Argumentum ad baculum. Kekeliruan berpikir seperti ini terjadi berdasarkan atas adanya ancaman hukuman (teror). Kalau tidak setuju atau menerima, maka akan dihukum (dipenjarakan, dipersulit hidupnya, dipukuli, dll). Dengan kata lain, ada pemaksaan dan bukan karena dasar argumentasi yang benar. Misalnya, seseorang dipaksa membenarkan kejahatan (yang belum tentu dilakukannya), karena diancam hukumannya akan diperberat.

Argumentum ad misericordiam. Kesalahan berpikir yang terjadi dengan menimbulkan rasa belas kasihan. Biasanya argumen ini berhubungan dengan usaha agar sesuatu perbuatan dimaafkan. Contohnya, seorang koruptor dibebaskan dari hukuman karena sang hakim melihat si koruptor memiliki anak-anak yang masih kecil dan istri yang tidak memiliki pekerjaan.
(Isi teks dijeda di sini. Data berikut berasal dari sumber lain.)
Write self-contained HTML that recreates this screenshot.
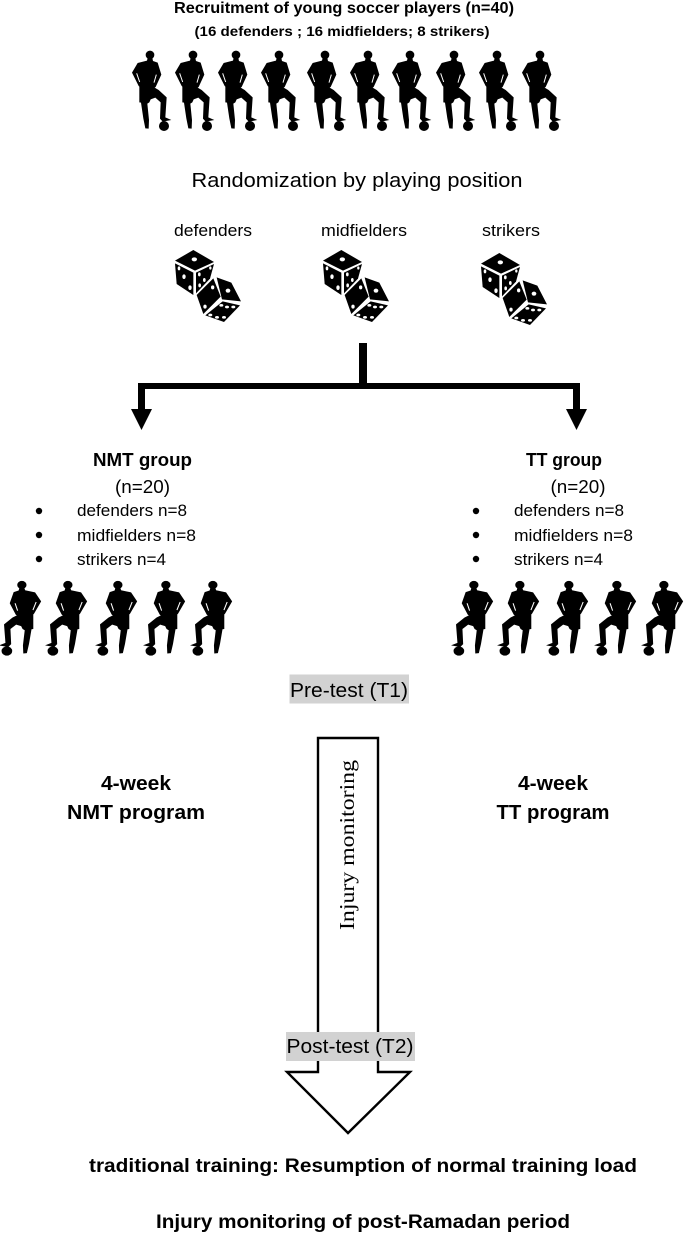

Argumentum ad populum. Argumen ini terjadi ketika sebuah pemikiran diterima atau ditolak berdasarkan suara terbanyak, massa, atau rakyat. Biasanya dilakukan saat kampanye, propaganda, pidato politk atau demonstrasi. Penekanannya adalah menggugah perasaan pendengar/rakyat sehingga argumennya seolah-olah benar.